**What is needed**
Copy out the listing that follows exactly, dropping every picture.

──────

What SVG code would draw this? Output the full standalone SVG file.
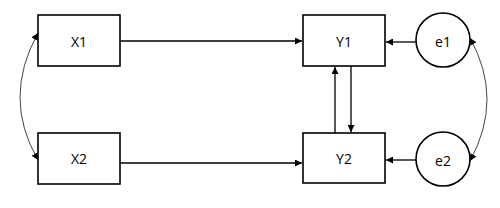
<svg xmlns="http://www.w3.org/2000/svg" width="500" height="208" viewBox="0 0 500 208">
<style>
.box{fill:#fff;stroke:#000;stroke-width:1.6}
.lbl{font-family:"Open Sans","Liberation Sans",sans-serif;font-size:14px;fill:#000;text-anchor:middle;dominant-baseline:central}
.ln{fill:none;stroke:#000;stroke-width:1.3}
.cv{fill:none;stroke:#444;stroke-width:1}
</style>
<defs>
<marker id="ah" viewBox="0 0 10 10" refX="10" refY="5" markerWidth="7" markerHeight="7" markerUnits="userSpaceOnUse" orient="auto-start-reverse">
<path d="M0,0 L10,5 L0,10 z" fill="#000"/>
</marker>
</defs>
<g id="connectors">
<line class="ln" x1="120" y1="41" x2="302" y2="41" marker-end="url(#ah)"/>
<line class="ln" x1="120" y1="163" x2="302" y2="163" marker-end="url(#ah)"/>
<line class="ln" x1="416" y1="42" x2="386" y2="42" marker-end="url(#ah)"/>
<line class="ln" x1="416" y1="160" x2="386" y2="160" marker-end="url(#ah)"/>
<line class="ln" x1="335" y1="133" x2="335" y2="67" marker-end="url(#ah)"/>
<line class="ln" x1="351" y1="66" x2="351" y2="132" marker-end="url(#ah)"/>
<path class="cv" d="M38,33 Q2,98 38,160" marker-start="url(#ah)" marker-end="url(#ah)"/>
<path class="cv" d="M470,38 Q504,99 470,161" marker-start="url(#ah)" marker-end="url(#ah)"/>
</g>
<g id="X1"><rect class="box" x="38" y="15" width="82" height="51"/><text class="lbl" x="79" y="41">X1</text></g>
<g id="X2"><rect class="box" x="38" y="133" width="82" height="51"/><text class="lbl" x="79" y="158">X2</text></g>
<g id="Y1"><rect class="box" x="303" y="15" width="82" height="51"/><text class="lbl" x="344" y="41">Y1</text></g>
<g id="Y2"><rect class="box" x="303" y="133" width="82" height="50"/><text class="lbl" x="344" y="158">Y2</text></g>
<g id="e1"><circle class="box" cx="443" cy="40" r="27"/><text class="lbl" x="443" y="41">e1</text></g>
<g id="e2"><circle class="box" cx="443" cy="159" r="27"/><text class="lbl" x="443" y="160">e2</text></g>
</svg>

──────

**Output below**
What SVG code would draw this? Output the full standalone SVG file.
<svg xmlns="http://www.w3.org/2000/svg" width="500" height="208" viewBox="0 0 500 208">
<style>
.box{fill:#fff;stroke:#000;stroke-width:1.6}
.lbl{font-family:"Open Sans","Liberation Sans",sans-serif;font-size:14px;fill:#000;text-anchor:middle;dominant-baseline:central}
.ln{fill:none;stroke:#000;stroke-width:1.3}
.cv{fill:none;stroke:#444;stroke-width:1}
</style>
<defs>
<marker id="ah" viewBox="0 0 10 10" refX="10" refY="5" markerWidth="7" markerHeight="7" markerUnits="userSpaceOnUse" orient="auto-start-reverse">
<path d="M0,0 L10,5 L0,10 z" fill="#000"/>
</marker>
</defs>
<g id="connectors">
<line class="ln" x1="120" y1="41" x2="302" y2="41" marker-end="url(#ah)"/>
<line class="ln" x1="120" y1="163" x2="302" y2="163" marker-end="url(#ah)"/>
<line class="ln" x1="416" y1="42" x2="386" y2="42" marker-end="url(#ah)"/>
<line class="ln" x1="416" y1="160" x2="386" y2="160" marker-end="url(#ah)"/>
<line class="ln" x1="335" y1="133" x2="335" y2="67" marker-end="url(#ah)"/>
<line class="ln" x1="351" y1="66" x2="351" y2="132" marker-end="url(#ah)"/>
<path class="cv" d="M38,33 Q2,98 38,160" marker-start="url(#ah)" marker-end="url(#ah)"/>
<path class="cv" d="M470,38 Q504,99 470,161" marker-start="url(#ah)" marker-end="url(#ah)"/>
</g>
<g id="X1"><rect class="box" x="38" y="15" width="82" height="51"/><text class="lbl" x="79" y="41">X1</text></g>
<g id="X2"><rect class="box" x="38" y="133" width="82" height="51"/><text class="lbl" x="79" y="158">X2</text></g>
<g id="Y1"><rect class="box" x="303" y="15" width="82" height="51"/><text class="lbl" x="344" y="41">Y1</text></g>
<g id="Y2"><rect class="box" x="303" y="133" width="82" height="50"/><text class="lbl" x="344" y="158">Y2</text></g>
<g id="e1"><circle class="box" cx="443" cy="40" r="27"/><text class="lbl" x="443" y="41">e1</text></g>
<g id="e2"><circle class="box" cx="443" cy="159" r="27"/><text class="lbl" x="443" y="160">e2</text></g>
</svg>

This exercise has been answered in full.